The latest Quarterly Economic Survey from the Chamber of Commerce suggests a further slowdown in Lancashire economy in the latter part of the year with most key balance measures down on previous levels.
The Q4 survey, compiled by the county’s Chambers of Commerce in association with MHA Moore and Smalley Chartered Accountants and Business Advisors, shows that sales at home and abroad weakened compared to the previous quarter, although manufacturing performance was still strong by historical standards.
In the service sector, the main driver of the economy, growth remains muted and is below historic averages. The proportion of firms confident that turnover and profitability will improve this year had decreased, and there was also a notable decline in employment balances.

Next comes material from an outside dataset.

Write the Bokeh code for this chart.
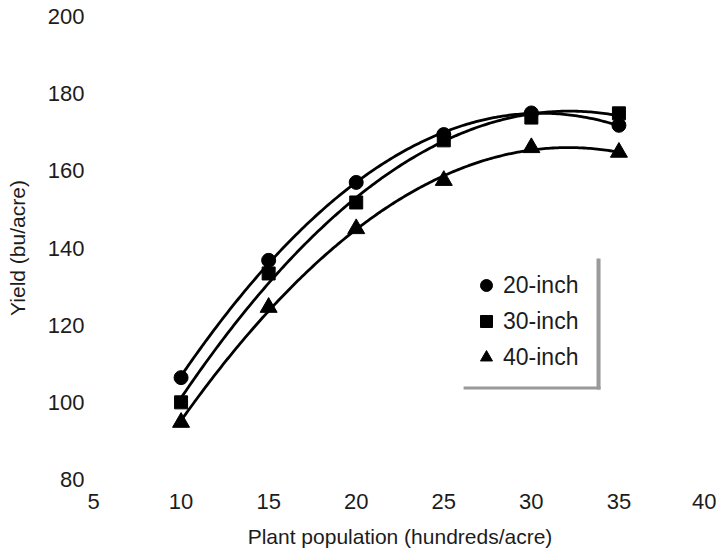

Investment intentions were also down on the previous quarter and firms are still under considerable pressure to increase prices with 43 per cent of firms expecting to increase the price of their goods and services in the next three months.
Raw material costs and exchange rate fluctuations are of concern to manufacturers, while overhead costs and inflation have a greater impact on service businesses.
Alan Welsh, policy manager at the North and Western Lancashire Chamber, said: “The results of our fourth quarter survey are in tune with OBR forecasts for slow growth in the coming months.
“Household incomes and spending are being squeezed by higher inflation which is a major concern, especially for consumer-facing businesses.
“Whilst business confidence remains relatively high, some of the previous optimism that turnover and profitability will improve is beginning to evaporate as businesses come under more pressure from increasing costs, higher wage demands, and difficulties recruiting skilled employees.”
Stephen Gregson, corporate finance director at MHA Moore and Smalley said: “An interesting set of results, although perhaps not for the right reasons.
"There is a clear sense of weakening against the previous quarter and that of 12 months ago.
"This may be due to the confluence of factors – the first Bank of England base rate rise in a decade; seeming uncertainty in Government as to exactly what Brexit will look like; a cut in consumer spending and official forecasts suggesting GDP growth will be lower for longer.”